Separate the Process
If you find yourself constantly blurring the lines between arranging and mixing, trying bouncing your project down to audio stems. Most DAW’s have very useful export options these days, so you’re able to export all the individual tracks from your project in one go. This method of committing things to audio may help if you’re someone who is constantly tweaking bits of automation or synth parameters; when it becomes such an effort to go back and change such potentially irrelevant details you may realize it’s not so necessary. You could even do a rough mix in your original project, bounce the audio as groups, and create a new session for your buss mix and processing.
More Gain Fading
We’ve already mentioned using simple gain changes in this series to help drop tension in a section of your mix. Further to this technique, simply automating the gain of certain elements in your project can sometimes be favorable to slapping on a compressor. If you find your synth channel is peaking too high as the filter opens, try automating the gain down slightly in these sections. or if there’s a build section of your track where the master volume peaks too high, apply similar gain automations to any lead elements in that section, such as snare rolls, synth filters, and the like. You could even try using this method along with a gentle compressor, similar to the serial compressor technique, except you have much more detailed control over the dynamic reduction with gain automation.

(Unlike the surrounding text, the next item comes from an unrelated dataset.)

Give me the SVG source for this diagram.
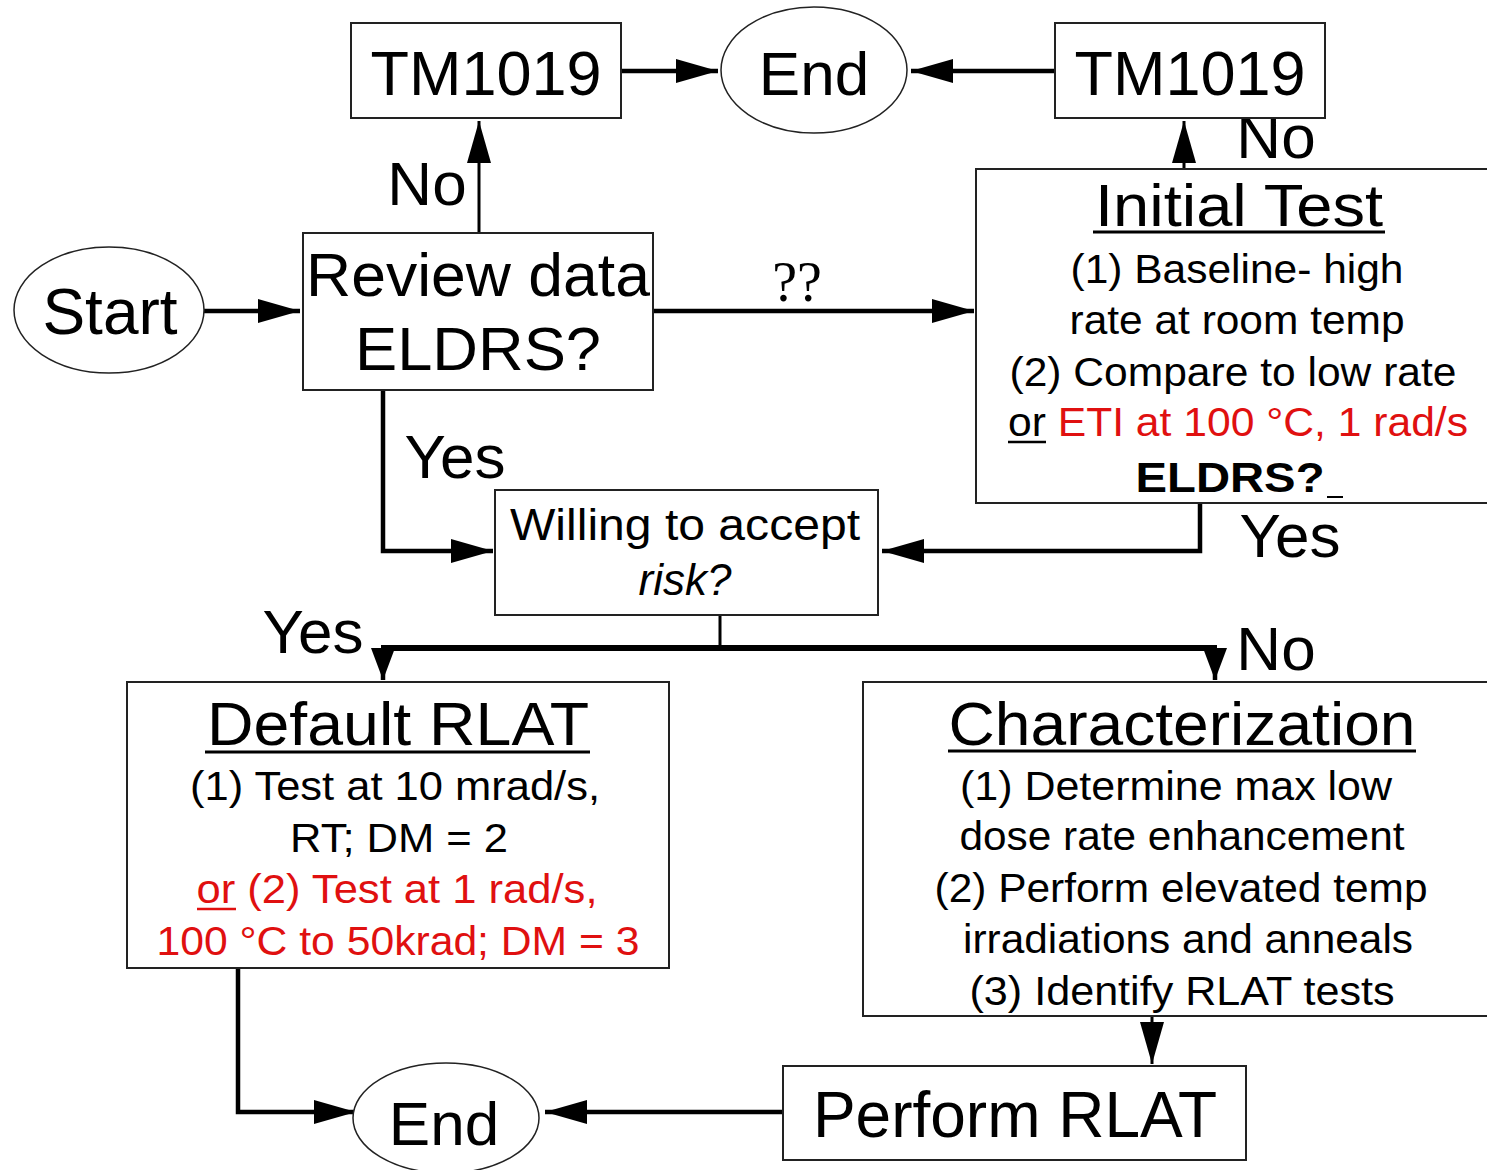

It’s a good idea to always reference your mixes in mono – this can be easily achieved by applying a plugin on your master chain, most utility gain’s will have a mono button for this purpose. When working through a mix, and you choose to apply some imaging to a sound, always have a quick reference to hear how the sound collapses to mono, whilst it may sound great spread across the speakers it may phase badly when collapsing to a mono signal.
Taking this technique one step further, trying mixing your project in mono. You’ll find you have to work much harder to create room for all the individual elements, which could lead to a much more spacious mix. Then, once you’re mix is near finished, convert back to stereo and apply any panning or imaging you feel is necessary, to add that final touch of ear candy.